The court found that Katz endorsed a client's false financial statement in connection with the purchase of a business, filed a Chapter 11 bankruptcy petition in bad faith and failed to obey bankruptcy court orders.
Katz helped a client negotiate extremely favorable terms for the purchase of a paint manufacturing business. As part of the deal, his client had to provide a financial statement of his personal net worth.
The court found that although Katz knew his client grossly exaggerated his assets, the attorney endorsed the statement anyway. Katz also misrepresented that another business owned by his client was successful financially when in fact it was not.
When the deal went sour, all parties to the deal sued each other for fraud.
Katz' client declared bankruptcy in 1987 when facing foreclosure on a construction project. However, the bar court found that Katz filed the Chapter 11 petition for the express purpose of forestalling the foreclosure sale.
During the proceedings, the bankruptcy court found that Katz and his client wilfully failed to turn over all records to an examiner and it ordered Katz to pay sanctions of $1,000.
In addition, the creditor sought a bad faith ruling and sanctions from the court and received both. The court found that the bankruptcy petition was filed in bad faith and was an abuse of the bankruptcy process and that Katz failed to appear at several hearings and meetings.

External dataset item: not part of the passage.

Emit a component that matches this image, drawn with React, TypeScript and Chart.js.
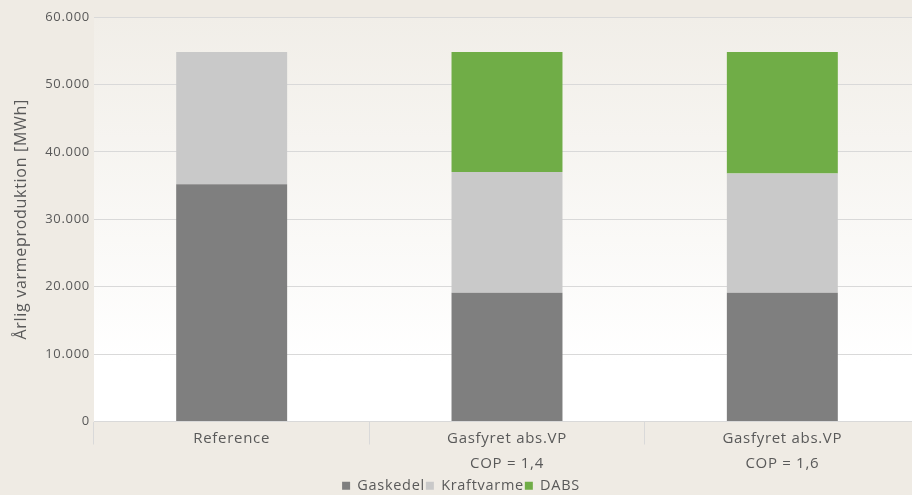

It awarded sanctions of $7,500 to the creditor.
Moral turpitude found
As a result of his conduct, the bar court found that Katz failed to maintain respect due to the courts and pursued the bankruptcy in bad faith. His misconduct was found to involve moral turpitude.
His "meritless defenses and contentions in the . . . proceedings clearly demonstrate that (Katz) lacks insight into the wrongfulness of his actions," the review department wrote. He "does not fully comprehend his professional responsibilities."
Katz himself declared bankruptcy in 1988.
Katz also was disciplined in 1985 for writing 13 checks for more than $12,000 on insufficient funds. The misconduct in the bankruptcy case occurred while he was on probation with the bar.